[Provided material]
******************************

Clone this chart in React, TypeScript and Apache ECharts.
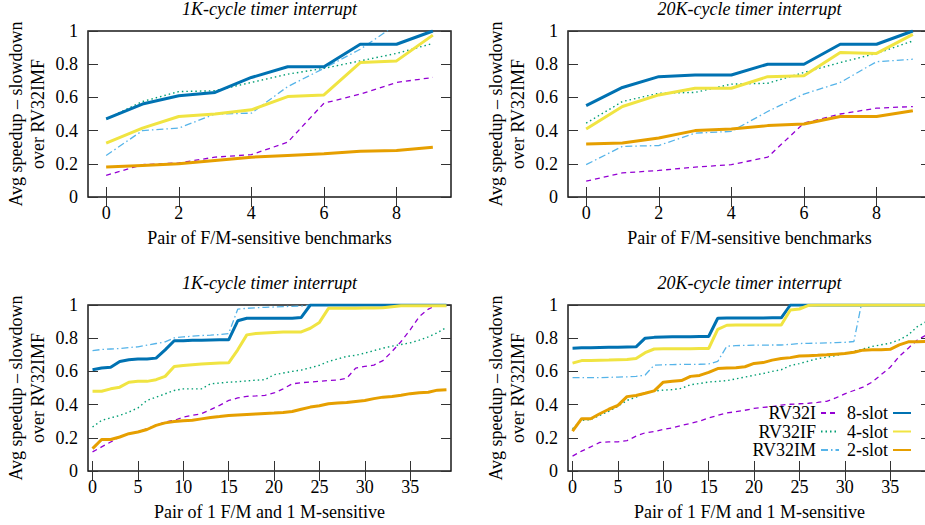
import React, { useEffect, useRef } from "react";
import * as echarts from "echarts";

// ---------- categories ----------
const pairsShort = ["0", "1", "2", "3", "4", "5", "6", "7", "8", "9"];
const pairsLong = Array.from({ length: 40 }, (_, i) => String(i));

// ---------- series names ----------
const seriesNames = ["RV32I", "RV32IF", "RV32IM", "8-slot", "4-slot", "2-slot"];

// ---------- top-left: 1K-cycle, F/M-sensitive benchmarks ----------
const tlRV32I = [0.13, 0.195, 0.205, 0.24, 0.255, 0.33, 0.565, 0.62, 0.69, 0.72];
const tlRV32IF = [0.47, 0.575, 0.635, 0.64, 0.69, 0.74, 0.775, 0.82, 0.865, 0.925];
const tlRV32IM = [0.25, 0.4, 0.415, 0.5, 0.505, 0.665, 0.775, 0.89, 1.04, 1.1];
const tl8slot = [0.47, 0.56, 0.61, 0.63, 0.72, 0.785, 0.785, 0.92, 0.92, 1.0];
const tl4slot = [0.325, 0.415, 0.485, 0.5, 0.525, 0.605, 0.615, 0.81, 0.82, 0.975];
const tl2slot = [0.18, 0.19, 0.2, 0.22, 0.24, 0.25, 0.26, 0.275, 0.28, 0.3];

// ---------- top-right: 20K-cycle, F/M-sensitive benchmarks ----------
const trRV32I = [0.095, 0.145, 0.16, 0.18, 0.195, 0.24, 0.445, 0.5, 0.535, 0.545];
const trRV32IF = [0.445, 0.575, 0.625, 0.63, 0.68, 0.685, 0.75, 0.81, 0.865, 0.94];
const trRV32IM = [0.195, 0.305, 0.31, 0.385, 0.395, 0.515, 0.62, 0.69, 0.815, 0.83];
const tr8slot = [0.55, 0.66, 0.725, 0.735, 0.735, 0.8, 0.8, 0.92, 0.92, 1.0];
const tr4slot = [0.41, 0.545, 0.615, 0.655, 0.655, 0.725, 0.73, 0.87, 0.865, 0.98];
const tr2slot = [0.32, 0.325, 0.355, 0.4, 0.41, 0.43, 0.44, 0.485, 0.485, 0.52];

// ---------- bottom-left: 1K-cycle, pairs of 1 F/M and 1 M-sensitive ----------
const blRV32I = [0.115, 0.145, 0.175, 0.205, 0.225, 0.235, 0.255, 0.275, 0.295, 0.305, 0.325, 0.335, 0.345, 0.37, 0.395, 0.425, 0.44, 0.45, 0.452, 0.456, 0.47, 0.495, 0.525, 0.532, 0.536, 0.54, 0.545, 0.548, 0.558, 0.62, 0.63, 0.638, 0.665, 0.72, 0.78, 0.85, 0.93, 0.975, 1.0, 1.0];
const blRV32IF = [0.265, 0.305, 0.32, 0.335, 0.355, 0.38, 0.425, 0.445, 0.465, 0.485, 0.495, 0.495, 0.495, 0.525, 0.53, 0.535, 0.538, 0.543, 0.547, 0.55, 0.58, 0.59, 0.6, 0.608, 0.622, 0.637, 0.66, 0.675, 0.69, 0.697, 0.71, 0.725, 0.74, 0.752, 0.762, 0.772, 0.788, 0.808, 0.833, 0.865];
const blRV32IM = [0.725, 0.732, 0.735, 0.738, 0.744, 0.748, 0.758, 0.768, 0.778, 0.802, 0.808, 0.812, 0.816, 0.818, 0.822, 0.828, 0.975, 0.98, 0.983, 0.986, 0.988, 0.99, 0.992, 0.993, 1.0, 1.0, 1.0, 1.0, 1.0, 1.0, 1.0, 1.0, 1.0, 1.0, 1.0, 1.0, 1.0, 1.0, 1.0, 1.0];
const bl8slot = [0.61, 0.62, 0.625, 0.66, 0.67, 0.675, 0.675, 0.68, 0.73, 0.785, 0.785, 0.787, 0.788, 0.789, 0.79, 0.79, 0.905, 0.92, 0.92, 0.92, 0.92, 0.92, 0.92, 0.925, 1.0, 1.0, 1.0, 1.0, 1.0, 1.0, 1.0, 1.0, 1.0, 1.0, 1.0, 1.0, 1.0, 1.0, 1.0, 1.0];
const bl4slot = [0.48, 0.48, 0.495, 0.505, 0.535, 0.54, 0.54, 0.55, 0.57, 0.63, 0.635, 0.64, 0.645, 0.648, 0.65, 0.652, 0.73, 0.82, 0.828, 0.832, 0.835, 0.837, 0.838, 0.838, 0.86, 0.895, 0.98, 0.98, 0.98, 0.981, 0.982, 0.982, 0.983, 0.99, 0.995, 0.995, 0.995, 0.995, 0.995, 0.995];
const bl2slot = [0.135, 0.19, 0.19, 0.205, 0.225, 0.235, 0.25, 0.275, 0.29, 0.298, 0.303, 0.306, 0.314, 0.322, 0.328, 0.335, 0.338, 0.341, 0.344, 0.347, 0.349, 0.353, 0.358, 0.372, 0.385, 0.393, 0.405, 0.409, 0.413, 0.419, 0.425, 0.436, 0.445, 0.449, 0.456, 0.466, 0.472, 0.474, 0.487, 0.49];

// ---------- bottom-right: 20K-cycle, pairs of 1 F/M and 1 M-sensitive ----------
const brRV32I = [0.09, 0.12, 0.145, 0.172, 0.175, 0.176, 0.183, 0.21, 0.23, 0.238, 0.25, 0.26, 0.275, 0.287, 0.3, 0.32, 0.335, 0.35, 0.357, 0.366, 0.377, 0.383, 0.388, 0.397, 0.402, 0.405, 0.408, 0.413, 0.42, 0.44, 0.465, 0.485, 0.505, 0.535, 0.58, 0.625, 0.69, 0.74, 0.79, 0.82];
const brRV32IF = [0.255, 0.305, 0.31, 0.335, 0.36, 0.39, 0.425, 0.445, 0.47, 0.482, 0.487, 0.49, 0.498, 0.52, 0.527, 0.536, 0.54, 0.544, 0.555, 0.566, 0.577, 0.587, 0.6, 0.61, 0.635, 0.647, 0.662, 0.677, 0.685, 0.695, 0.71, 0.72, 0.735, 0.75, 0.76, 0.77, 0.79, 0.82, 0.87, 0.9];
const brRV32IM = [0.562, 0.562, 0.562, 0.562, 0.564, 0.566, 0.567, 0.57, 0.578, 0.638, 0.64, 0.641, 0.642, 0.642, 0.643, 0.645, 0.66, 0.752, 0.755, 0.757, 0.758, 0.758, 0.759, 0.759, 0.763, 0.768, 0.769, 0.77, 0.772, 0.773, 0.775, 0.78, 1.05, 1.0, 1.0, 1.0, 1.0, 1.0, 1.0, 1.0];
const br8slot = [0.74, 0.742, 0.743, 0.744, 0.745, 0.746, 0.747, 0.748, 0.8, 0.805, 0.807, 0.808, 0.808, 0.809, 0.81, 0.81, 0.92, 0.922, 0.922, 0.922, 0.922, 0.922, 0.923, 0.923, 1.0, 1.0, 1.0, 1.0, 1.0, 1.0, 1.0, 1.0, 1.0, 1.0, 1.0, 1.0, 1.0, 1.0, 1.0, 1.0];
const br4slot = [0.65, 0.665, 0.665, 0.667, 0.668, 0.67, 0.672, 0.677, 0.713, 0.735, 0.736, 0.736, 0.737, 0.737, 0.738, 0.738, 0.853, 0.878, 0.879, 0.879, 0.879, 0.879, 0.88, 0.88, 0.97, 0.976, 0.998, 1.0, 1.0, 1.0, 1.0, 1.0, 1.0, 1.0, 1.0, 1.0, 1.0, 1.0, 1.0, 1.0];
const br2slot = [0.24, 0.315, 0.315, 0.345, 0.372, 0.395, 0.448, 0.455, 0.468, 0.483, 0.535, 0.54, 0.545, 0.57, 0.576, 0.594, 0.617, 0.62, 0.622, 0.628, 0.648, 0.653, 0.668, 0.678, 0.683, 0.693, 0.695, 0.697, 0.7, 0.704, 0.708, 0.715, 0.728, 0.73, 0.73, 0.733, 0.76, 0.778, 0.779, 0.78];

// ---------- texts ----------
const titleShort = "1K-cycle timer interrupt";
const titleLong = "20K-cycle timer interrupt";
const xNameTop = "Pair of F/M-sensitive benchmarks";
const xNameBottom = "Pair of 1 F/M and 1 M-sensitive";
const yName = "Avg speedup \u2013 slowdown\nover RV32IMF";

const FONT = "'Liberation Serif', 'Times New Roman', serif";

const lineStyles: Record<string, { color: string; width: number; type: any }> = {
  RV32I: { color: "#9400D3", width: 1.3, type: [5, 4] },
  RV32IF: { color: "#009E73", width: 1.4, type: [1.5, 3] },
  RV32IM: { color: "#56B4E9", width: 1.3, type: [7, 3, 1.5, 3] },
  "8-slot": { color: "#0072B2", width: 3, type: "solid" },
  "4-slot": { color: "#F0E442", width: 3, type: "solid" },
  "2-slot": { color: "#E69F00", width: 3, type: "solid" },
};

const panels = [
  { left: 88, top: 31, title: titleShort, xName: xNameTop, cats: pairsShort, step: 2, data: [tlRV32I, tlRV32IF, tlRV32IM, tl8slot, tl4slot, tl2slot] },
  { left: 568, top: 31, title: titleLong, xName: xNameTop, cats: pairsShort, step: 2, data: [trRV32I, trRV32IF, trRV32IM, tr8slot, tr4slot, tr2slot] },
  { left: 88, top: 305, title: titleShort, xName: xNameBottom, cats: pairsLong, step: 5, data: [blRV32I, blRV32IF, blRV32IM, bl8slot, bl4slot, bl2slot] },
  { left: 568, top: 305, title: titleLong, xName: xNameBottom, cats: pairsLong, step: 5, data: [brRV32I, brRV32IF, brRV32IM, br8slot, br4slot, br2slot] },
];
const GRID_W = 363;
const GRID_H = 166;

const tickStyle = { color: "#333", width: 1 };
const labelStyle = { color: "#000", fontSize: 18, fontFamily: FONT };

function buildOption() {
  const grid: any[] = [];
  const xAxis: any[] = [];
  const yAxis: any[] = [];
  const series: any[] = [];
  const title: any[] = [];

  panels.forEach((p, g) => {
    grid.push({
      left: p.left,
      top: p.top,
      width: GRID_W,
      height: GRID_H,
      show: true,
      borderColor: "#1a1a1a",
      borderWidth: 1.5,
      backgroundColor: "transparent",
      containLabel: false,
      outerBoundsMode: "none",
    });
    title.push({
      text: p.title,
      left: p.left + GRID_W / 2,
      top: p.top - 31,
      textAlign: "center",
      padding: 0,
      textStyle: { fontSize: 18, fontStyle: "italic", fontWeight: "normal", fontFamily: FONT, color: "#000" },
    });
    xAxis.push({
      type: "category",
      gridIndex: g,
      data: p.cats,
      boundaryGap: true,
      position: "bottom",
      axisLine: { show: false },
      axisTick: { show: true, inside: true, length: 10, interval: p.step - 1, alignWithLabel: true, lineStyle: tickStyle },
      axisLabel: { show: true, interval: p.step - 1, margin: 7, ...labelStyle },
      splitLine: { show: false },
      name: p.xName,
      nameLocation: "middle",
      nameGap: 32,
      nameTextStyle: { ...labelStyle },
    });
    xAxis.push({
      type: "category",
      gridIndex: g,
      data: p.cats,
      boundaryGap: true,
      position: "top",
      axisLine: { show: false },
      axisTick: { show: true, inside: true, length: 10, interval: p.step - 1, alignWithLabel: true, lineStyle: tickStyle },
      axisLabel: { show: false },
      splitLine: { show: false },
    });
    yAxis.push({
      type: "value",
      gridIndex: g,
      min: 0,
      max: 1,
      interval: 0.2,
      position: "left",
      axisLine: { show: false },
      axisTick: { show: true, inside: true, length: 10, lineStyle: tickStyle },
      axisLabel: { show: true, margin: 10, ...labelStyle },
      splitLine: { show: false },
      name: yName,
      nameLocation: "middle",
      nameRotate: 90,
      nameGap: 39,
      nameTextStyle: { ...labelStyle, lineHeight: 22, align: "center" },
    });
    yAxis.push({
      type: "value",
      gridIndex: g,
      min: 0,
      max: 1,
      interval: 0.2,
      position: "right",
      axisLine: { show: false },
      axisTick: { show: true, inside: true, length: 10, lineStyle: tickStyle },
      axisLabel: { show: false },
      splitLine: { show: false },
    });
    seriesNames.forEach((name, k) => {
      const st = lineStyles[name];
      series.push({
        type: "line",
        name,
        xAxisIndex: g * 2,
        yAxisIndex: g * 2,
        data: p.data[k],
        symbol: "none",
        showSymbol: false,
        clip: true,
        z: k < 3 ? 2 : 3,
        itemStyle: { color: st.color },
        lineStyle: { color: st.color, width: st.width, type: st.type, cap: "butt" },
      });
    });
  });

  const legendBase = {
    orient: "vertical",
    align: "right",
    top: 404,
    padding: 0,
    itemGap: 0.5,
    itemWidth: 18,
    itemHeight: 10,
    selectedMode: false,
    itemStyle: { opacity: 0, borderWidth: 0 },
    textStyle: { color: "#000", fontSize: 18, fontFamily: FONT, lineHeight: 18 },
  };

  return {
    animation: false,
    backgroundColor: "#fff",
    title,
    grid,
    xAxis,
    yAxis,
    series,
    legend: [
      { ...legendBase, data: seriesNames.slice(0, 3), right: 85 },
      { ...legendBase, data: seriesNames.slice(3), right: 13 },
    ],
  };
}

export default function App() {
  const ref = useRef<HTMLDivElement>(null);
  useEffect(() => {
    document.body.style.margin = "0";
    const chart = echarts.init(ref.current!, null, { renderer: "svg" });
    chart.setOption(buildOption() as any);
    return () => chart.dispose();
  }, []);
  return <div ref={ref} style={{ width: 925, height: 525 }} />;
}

******************************

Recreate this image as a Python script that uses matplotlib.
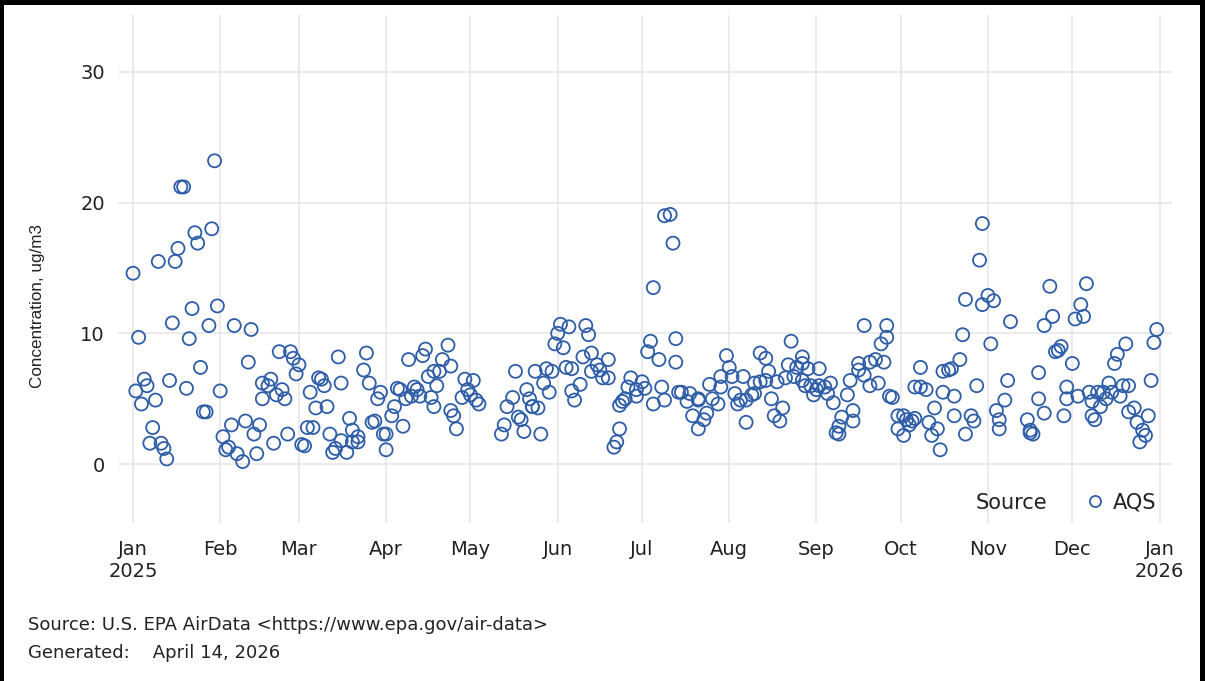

******************************

[Work to do] Give back exactly the lines from the one that holds "Clone this chart" to the one that holds "import * as", with both ends and without the images.

[Finished answer]
Clone this chart in React, TypeScript and Apache ECharts.
import React, { useEffect, useRef } from "react";
import * as echarts from "echarts";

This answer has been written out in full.